Richard’s eldest son, Walter, died in 1624 and the next son Phillip took on responsibility as head of the family. Phillip consolidated his position at Court in Dublin and acquired other posts as well as a knighthood. He both purchased and mortgaged more land until by 1640 he had accumulated 62,000 acres in north Cork. These lands included McCarthy estates and the castles of Kanturk and Lohort. He opposed the rebellion of 1641 and he personally financed the garrisons in his own castles. Sir Philip survived the turmoil of the civil war and died 10 November 1647 and is buried in St Martin in The Fields, London.
Phillip’s wife was Catherine Usher. Philip’s son John, born 1629, married Catherine Southwell of Egmont near Kinsale in 1655. Two years before his marriage he took possession of Lohort Castle. Sir Hardrass Waller had evicted the Royalists by force in May 1652 and in doing so he knocked the three top stories of the castle. This lowered the castle by 35 feet. John Perceval was knighted in 1661 at Oxford by his friend, Henry Cromwell. Sir John Perceval died in 1665. He was succeeded by his eldest son Sir Philip who died in 1680. The 2nd son Robert having been murdered in 1677, Sir Philip was succeeded by the 3rd brother Sir John who married Lady Catherine Dering, and died of plague in 1686. His eldest son Edward succeeded but died in his 9th year in 1691. Edward was succeeded by his brother John. This Sir John married Catherine Parker in 1710, was created Viscount Perceval of Burton 1715, Viscount Perceval of Kanturk 1722 and 1st Earl of Egmont 1733. He died in 1748.

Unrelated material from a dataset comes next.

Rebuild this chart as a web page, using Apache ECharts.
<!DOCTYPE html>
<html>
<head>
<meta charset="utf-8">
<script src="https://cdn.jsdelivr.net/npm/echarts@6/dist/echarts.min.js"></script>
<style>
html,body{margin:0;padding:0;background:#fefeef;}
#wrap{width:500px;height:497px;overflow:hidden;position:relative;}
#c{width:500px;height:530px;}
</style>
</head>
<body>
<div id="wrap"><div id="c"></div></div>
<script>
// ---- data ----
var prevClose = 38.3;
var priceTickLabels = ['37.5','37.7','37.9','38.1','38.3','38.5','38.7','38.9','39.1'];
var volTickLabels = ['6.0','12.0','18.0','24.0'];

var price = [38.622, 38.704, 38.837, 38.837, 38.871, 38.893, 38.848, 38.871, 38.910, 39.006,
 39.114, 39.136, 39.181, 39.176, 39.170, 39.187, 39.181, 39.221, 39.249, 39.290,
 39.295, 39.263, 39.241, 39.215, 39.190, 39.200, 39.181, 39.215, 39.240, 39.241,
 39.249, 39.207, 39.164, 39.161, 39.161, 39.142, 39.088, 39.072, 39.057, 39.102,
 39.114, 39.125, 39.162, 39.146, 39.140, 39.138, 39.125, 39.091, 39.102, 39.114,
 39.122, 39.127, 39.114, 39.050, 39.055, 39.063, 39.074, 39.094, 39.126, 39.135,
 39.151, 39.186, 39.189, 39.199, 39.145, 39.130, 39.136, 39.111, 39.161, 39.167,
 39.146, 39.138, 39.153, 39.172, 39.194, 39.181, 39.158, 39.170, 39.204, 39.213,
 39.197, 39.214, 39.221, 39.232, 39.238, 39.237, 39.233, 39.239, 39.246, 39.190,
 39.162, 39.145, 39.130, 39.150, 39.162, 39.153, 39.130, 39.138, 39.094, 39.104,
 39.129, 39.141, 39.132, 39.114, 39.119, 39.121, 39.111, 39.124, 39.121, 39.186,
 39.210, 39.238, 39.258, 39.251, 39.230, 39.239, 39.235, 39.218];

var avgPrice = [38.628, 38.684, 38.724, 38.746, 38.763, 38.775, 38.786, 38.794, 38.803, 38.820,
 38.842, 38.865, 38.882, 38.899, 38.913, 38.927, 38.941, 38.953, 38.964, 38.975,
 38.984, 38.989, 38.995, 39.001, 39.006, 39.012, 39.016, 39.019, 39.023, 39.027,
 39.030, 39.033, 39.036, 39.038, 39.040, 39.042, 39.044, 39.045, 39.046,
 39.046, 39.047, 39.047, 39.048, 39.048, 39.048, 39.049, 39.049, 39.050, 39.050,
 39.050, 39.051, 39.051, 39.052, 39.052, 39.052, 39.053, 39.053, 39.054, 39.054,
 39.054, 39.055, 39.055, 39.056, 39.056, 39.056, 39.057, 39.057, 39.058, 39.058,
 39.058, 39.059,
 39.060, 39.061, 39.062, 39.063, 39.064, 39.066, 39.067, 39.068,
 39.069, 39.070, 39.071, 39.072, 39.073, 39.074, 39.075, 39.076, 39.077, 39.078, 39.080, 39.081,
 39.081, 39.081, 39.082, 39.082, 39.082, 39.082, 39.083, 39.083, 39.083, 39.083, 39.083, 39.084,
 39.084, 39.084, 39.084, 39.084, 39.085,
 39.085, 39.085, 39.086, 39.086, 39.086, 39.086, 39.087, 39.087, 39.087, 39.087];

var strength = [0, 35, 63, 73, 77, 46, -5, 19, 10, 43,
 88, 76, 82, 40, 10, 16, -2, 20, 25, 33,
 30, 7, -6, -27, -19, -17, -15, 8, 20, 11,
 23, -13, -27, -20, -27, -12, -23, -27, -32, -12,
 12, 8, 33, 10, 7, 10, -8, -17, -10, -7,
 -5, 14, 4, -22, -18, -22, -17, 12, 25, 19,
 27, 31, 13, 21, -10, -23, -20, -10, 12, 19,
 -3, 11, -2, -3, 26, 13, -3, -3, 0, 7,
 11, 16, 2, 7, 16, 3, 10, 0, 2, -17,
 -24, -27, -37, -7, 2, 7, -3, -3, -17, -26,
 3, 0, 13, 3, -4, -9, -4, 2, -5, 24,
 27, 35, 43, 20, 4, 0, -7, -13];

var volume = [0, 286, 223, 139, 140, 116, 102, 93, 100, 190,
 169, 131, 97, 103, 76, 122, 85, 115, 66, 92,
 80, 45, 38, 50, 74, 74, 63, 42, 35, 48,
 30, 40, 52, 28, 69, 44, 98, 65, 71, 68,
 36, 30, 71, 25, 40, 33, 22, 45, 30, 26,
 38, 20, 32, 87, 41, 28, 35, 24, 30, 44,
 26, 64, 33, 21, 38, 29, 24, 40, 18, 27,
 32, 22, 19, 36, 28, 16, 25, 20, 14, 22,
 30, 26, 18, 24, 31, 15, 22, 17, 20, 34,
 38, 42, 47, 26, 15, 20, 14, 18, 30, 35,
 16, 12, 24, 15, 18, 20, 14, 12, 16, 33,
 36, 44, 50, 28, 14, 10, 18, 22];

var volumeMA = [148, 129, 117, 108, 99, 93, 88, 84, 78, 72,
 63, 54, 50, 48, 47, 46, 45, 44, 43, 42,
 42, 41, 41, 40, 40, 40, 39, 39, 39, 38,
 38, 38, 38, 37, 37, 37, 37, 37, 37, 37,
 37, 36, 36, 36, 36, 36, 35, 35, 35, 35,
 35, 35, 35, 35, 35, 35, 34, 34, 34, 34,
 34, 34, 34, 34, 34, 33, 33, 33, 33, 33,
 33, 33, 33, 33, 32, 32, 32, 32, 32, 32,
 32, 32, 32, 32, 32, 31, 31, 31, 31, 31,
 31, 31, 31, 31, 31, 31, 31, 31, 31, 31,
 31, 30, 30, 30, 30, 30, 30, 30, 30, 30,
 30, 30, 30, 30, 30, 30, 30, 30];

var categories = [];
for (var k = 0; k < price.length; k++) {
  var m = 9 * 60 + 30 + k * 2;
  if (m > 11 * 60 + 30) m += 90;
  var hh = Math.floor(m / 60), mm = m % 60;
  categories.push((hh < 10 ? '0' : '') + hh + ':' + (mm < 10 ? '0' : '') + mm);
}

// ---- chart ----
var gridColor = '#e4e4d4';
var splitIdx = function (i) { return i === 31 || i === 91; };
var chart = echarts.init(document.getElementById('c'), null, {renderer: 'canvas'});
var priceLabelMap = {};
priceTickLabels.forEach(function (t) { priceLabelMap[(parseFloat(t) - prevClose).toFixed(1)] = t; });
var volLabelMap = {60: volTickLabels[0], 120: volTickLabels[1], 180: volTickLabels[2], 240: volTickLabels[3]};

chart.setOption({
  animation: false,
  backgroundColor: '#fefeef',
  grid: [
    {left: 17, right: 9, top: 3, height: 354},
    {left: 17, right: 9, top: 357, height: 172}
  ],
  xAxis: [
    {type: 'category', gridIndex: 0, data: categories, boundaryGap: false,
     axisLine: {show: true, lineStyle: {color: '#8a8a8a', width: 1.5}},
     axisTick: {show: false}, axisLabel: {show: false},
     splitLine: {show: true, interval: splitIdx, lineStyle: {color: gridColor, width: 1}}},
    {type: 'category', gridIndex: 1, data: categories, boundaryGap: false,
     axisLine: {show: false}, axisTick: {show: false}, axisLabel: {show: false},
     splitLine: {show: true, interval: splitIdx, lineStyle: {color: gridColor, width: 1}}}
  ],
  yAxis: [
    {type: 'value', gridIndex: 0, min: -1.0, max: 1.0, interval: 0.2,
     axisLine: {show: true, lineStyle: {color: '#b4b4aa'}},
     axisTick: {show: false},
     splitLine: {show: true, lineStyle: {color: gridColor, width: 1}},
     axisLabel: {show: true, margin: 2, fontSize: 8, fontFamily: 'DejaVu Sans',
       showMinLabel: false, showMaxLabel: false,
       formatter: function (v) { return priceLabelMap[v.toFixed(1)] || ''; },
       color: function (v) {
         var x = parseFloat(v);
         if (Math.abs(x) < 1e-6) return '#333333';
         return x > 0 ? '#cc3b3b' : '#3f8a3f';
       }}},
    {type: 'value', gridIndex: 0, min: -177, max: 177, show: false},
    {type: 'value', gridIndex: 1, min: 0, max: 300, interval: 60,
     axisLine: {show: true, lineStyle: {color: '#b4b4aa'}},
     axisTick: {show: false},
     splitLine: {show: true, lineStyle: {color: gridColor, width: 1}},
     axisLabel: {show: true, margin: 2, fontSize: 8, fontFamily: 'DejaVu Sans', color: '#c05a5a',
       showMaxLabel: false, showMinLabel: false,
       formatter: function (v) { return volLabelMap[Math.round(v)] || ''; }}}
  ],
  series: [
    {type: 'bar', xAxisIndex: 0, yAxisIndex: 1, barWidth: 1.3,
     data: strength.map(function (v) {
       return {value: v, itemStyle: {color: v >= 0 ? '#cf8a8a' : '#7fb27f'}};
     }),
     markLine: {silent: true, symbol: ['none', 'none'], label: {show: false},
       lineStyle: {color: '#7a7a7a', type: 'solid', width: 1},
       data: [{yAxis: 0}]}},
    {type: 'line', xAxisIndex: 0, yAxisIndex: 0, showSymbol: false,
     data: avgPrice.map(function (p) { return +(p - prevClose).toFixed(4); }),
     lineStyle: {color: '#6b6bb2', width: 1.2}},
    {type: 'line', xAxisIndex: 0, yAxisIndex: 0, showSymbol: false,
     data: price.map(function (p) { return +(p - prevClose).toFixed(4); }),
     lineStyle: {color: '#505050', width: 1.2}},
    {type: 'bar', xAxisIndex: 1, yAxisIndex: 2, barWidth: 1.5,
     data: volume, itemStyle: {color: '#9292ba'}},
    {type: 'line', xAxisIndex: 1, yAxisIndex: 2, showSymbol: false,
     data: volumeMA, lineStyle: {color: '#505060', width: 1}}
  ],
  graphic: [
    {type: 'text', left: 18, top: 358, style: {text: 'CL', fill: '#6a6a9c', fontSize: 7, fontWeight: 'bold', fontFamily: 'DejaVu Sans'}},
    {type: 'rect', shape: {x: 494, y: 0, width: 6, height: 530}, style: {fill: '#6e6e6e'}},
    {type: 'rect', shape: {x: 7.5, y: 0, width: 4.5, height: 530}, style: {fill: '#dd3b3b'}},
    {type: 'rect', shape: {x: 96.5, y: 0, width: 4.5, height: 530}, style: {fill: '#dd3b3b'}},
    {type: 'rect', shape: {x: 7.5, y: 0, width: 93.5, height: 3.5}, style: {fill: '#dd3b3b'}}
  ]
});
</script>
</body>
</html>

His son Sir John 2nd Earl of Egmont, born 1683, married Catherine Cecil by whom he had 7 children. She died in 1752. They spent a large sum restoring and refurbishing Lohort. He married secondly in 1756 to Catherine Compton, Baroness Arden in her own right and Baroness Arden of Lohort, in the Irish peerage, in 1750. He had six more children with her. He died in 1772. Spencer, the 2nd son of the 2nd marriage became Prime Minster of England 1809-1812.

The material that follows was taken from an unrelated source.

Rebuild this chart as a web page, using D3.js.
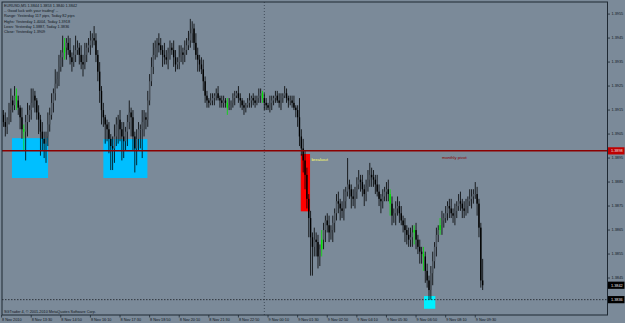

He was the only PM to be assassinated in the House of Commons. He used to visit his mother at Lohort and also an unattached lady who lived in some style in a Georgian house in the yard of the ruined Magner’s castle. The first son by the 2nd marriage was Charles, 1st Lord Arden of Lohort 1801 who married Elizabeth Spencer. He it was who donated the gateway to the re-built St Brigit’s Church of Ireland church in Castlemagner in 1814.
Sir John was succeeded by John James, first son of his first marriage. John James 3rd Earl, born 1737, married Isabella Paulet and died 1822. The 4th Earl was their son John who married Brigit Wynn and died 1835. His son Henry 5th Earl, born 1796, married Louisa d’Orsolet and died in 1841. Henry willed the Egmont estates to Sir Edward Tierney, the family law agent.
George James, elder son of Charles 1st Lord Arden was the 6th Earl. Born in 1794, he rose to Admiral RN by 1822 and married Jane Hornby in 1816. He succeeded as 2nd Lord Arden in 1840 and 6th Earl of Egmont in 1841. George James took a case against Sir Lionel Darrel, son-in-law of Sir Edward Tierney, to recover the Egmont estates. The case was settled out of court in 1866, George James got the estates and Sir Lionel got £125,000. The sale of the Egmont estates in Ireland was completed under the Ashbourne Act 1885. George James dsp 1874. He was succeeded by his nephew (sister’s son) Charles George 7th Earl, born 1845 who married Lucy King and dsp 1897. The Egmont earldom lay dormant until 1930. The Arden lordship is still extant in the peerage of England.